First, they suggest that the two properties of a single object that cannot be known simultaneously can be thought of as two streams of information encoded in the same particle. In the same way that you can't know a particle's momentum and location to an arbitrarily high level of accuracy, you also can't completely decode both of these messages. If you figure out how to read message 1 more accurately, then your ability to decrypt message 2 becomes more limited.

Next the pair calculate what happens if they loosen the limits of the uncertainty principle in this scenario, allowing the messages to be better decoded and letting you access information that you wouldn't have had when the uncertainty principle was in force.

Wehner and Hänggi conclude that this is the same as getting more useful energy, or work, out of a system than is put in, which is forbidden by the second law of thermodynamics. That is because both energy and information are needed to extract work from a system.

To understand why, imagine trying to drive a piston using a container full of heated gas. If you don't know in which direction the gas particles are moving, you may angle the piston wrongly and get no useful work out of the system. But if you do know which way they are moving, you will be able to angle the piston so that the moving particles drive it. You will have converted the heat into useful work in the second scenario, even though the same amount of energy is available as in the first scenario.

Being able to decode both of the messages in Wehner and Hänggi's imaginary particle suddenly gives you more information. As demonstrated by the piston, this means you have the potential to do more work. But this extra work comes for free so is the same as creating a perpetual motion machine, which is forbidden by thermodynamics (arxiv.org/abs/1205.6894v1).
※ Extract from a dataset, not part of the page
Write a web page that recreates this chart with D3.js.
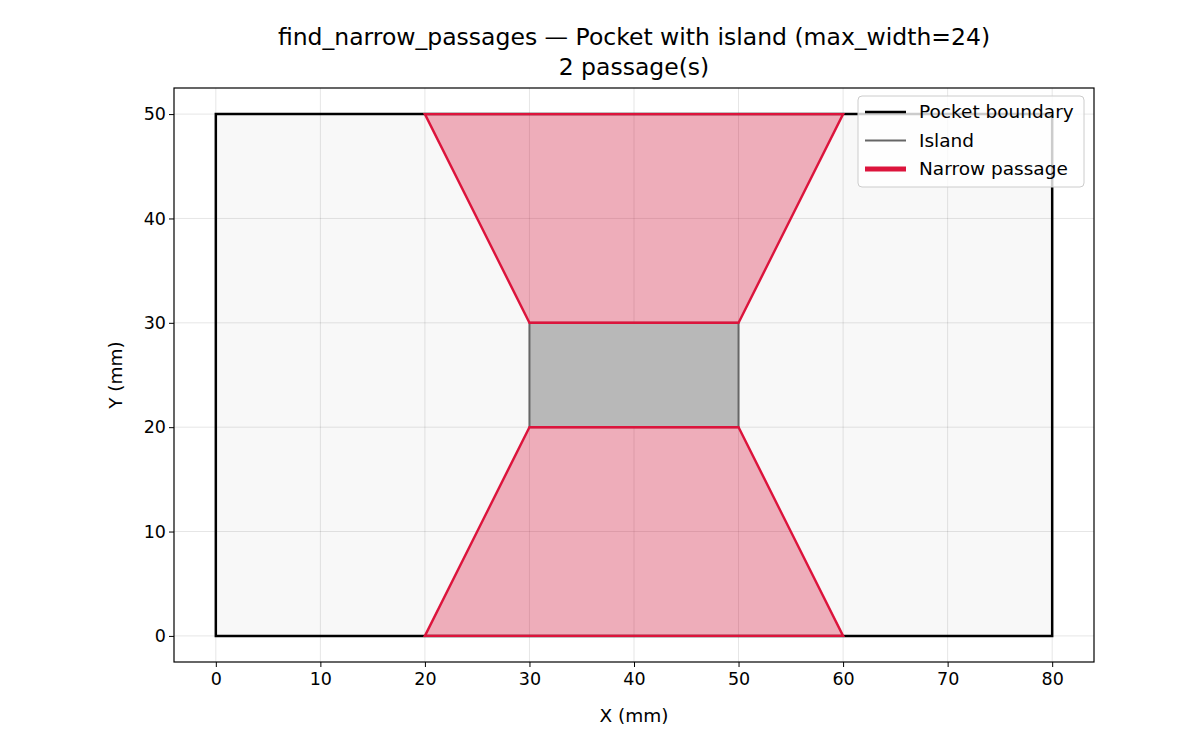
<!DOCTYPE html><html><head><meta charset="utf-8"><script src="https://cdn.jsdelivr.net/npm/d3@7"></script>
<style>body{margin:0;background:#fff}text{font-family:"DejaVu Sans",sans-serif}</style></head><body><svg width="1200" height="750"></svg><script>
const pocket=[[0,0],[80,0],[80,50],[0,50]];
const island=[[30,20],[50,20],[50,30],[30,30]];
const passages=[[[20,0],[60,0],[50,20],[30,20]],[[30,30],[50,30],[60,50],[20,50]]];
const xTicks=[0,10,20,30,40,50,60,70,80];
const yTicks=[0,10,20,30,40,50];
const svg=d3.select("svg");
const x=d3.scaleLinear().domain([-4,84]).range([174,1094]);
const y=d3.scaleLinear().domain([-2.5,52.5]).range([662,88]);
const line=d3.line().x(d=>x(d[0])).y(d=>y(d[1]));
const poly=p=>line(p)+"Z";
const g=svg.append("g");
g.append("path").attr("d",poly(pocket)).attr("fill","#f8f8f8");
xTicks.forEach(t=>g.append("line").attr("x1",x(t)).attr("x2",x(t)).attr("y1",88).attr("y2",662).attr("stroke","#000").attr("stroke-opacity",0.1));
yTicks.forEach(t=>g.append("line").attr("y1",y(t)).attr("y2",y(t)).attr("x1",174).attr("x2",1094).attr("stroke","#000").attr("stroke-opacity",0.1));
g.append("path").attr("d",poly(pocket)).attr("fill","none").attr("stroke","#000").attr("stroke-width",2.5);
g.append("path").attr("d",poly(island)).attr("fill","#b8b8b8").attr("stroke","#666").attr("stroke-width",2);
passages.forEach(p=>g.append("path").attr("d",poly(p)).attr("fill","rgba(220,20,60,0.33)").attr("stroke","#dc143c").attr("stroke-width",2.4));
svg.append("rect").attr("x",174).attr("y",88).attr("width",920).attr("height",574).attr("fill","none").attr("stroke","#000").attr("stroke-width",1.2);
svg.append("g").attr("transform","translate(0,662)").call(d3.axisBottom(x).tickValues(xTicks).tickSize(5).tickFormat(d3.format("d"))).call(a=>{a.select(".domain").remove();a.selectAll("text").attr("font-size",17.5).attr("fill","#000").attr("dy","0.85em");});
svg.append("g").attr("transform","translate(174,0)").call(d3.axisLeft(y).tickValues(yTicks).tickSize(5).tickFormat(d3.format("d"))).call(a=>{a.select(".domain").remove();a.selectAll("text").attr("font-size",17.5).attr("fill","#000");});
svg.append("text").attr("x",634).attr("y",722).attr("text-anchor","middle").attr("font-size",18.5).text("X (mm)");
svg.append("text").attr("transform","translate(122,375) rotate(-90)").attr("text-anchor","middle").attr("font-size",18.5).text("Y (mm)");
svg.append("text").attr("x",634).attr("y",45).attr("text-anchor","middle").attr("font-size",23.5).text("find_narrow_passages — Pocket with island (max_width=24)");
svg.append("text").attr("x",634).attr("y",75).attr("text-anchor","middle").attr("font-size",23.5).text("2 passage(s)");
const leg=svg.append("g");
leg.append("rect").attr("x",858).attr("y",96).attr("width",226).attr("height",91).attr("rx",4).attr("fill","#fff").attr("fill-opacity",0.8).attr("stroke","#ccc");
const items=[["Pocket boundary","#000",2.5],["Island","#666",2],["Narrow passage","#dc143c",5]];
items.forEach((it,i)=>{const yy=112+i*28.5;leg.append("line").attr("x1",865).attr("x2",906).attr("y1",yy).attr("y2",yy).attr("stroke",it[1]).attr("stroke-width",it[2]);
leg.append("text").attr("x",919).attr("y",yy+6).attr("font-size",18.5).text(it[0]);});
</script></body></html>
"The second law of thermodynamics is something which we see everywhere and basically no one is questioning," says Mario Berta, a theoretical physicist from the Swiss Federal Institute of Technology in Zurich, who was not involved in the work. "Now we know that without an uncertainty principle we could break the second law."

Jessica Giggs "To be quantum is to be uncertain", New Scientist v214 n2870 (online here)

Ironically, being a philosophy major, I identify more with being part of a community which includes peolple like Stephanie and Esther, rather than one that gives authoritarian roles (as moderators on Philosophy Forums) to such pseudo-intellectuals as the ones that have been shown (above) to be resistant to new ideas.